Yeah I think that happened to a lot of people. I first heard about the Droid in June, so I had been trying to tell all my friends to hold off on upgrading their phones as long as they could so they would be eligible for the Droid.
I could have upgraded my line in August, but I kept the old phone because there was no way I was getting anything else when the Droid was so close to release.
I'm gaining much interest in making Droid my next phone. I haven't seen it 1st hand yet, but I'm planning to first chance I get. Has anyone here purchased it, and what are your objective thoughts? How does it stand up to iPhone?
I hate how they limit phones to one carrier. I have both an att iphone and tmobiles g1 i want the motorola droid but i refuse to use verizon again. I went from having no service anywhere to everywhere. So att runs new england. So im just hoping the droid gets a gsm version. With unlock for att sim and capable 3g cause im bord with my 3gs and macs patent bullsh*t were when i buy a dvd on itunes and there software fails on my phone i have to hope i made a back up of all my new music etc.
I walked into a Verizon "Go Wireless" store a week after introduction (November 13) and had no trouble getting a Droid right on the spot. It is easily the fastest phone I have ever had, but not the best with a keyboard. The touch keyboard that appears has a light touch but it is easy to type the wrong letter or number - and you have to press an ABC or 123 key to toggle between letters and numbers. The phone does come up with a larger phone keypad and that is just fine.
I've seen criticism of the phone side of things, but to me it is fine. The larger criticism is the keyboard, both the touch and the very small physical keyboard. The physical keyboard is really small, though the feel is OK. It is necessary to hold the Alt key with the physical keyboard to type numbers. Like some erratic laptop keyboards, I've had the physical keyboard abruptly jump to some other function without intentionally doing so.
Keyboards are the biggest issue. Navigation could be better; that would probably be the second criticism.
Positives: very good performance; good ability to connect to the Internet in a variety of ways. If wireless is available it can be fast, as fast as the wireless network you can find. 3G access is fine too, and so is satellite GPS access and location finding services.

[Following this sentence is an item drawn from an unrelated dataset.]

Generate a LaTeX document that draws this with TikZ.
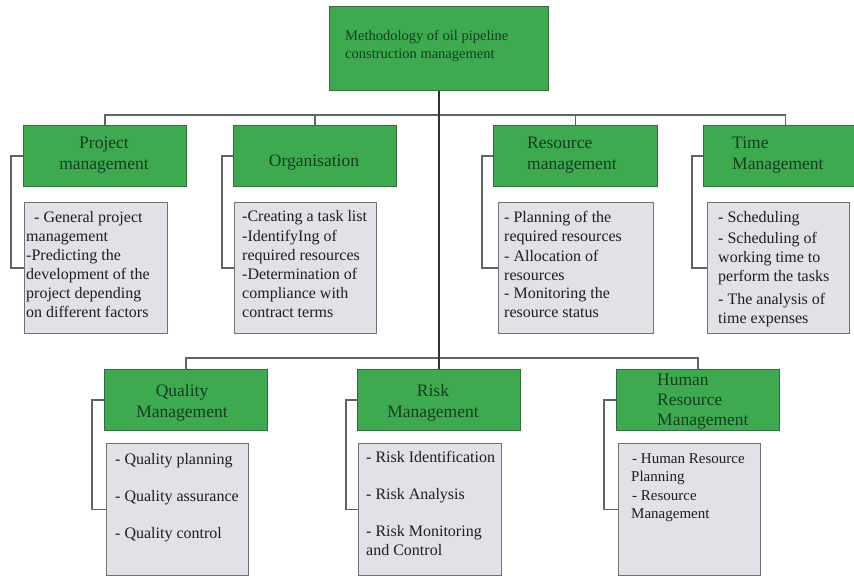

Definitely the fastest phone I've had. The Blackberry 7520 had the best keyboard; the LG enV (first edition) had the most compact form factor of the phones I've owned. The Motorola Droid is slightly smaller than the Blackberry 7520, which was big, three times as thick and slightly longer and wider. The Droid is slim, easily fits in my shirt or jacket pocket, and with a plastic screen cover, it is convenient to use it from a pocket. I like this phone easily more than any other I've had and FINALLY after a DECADE of looking it is a Linux based (Google Android) phone that I can both afford and actually use.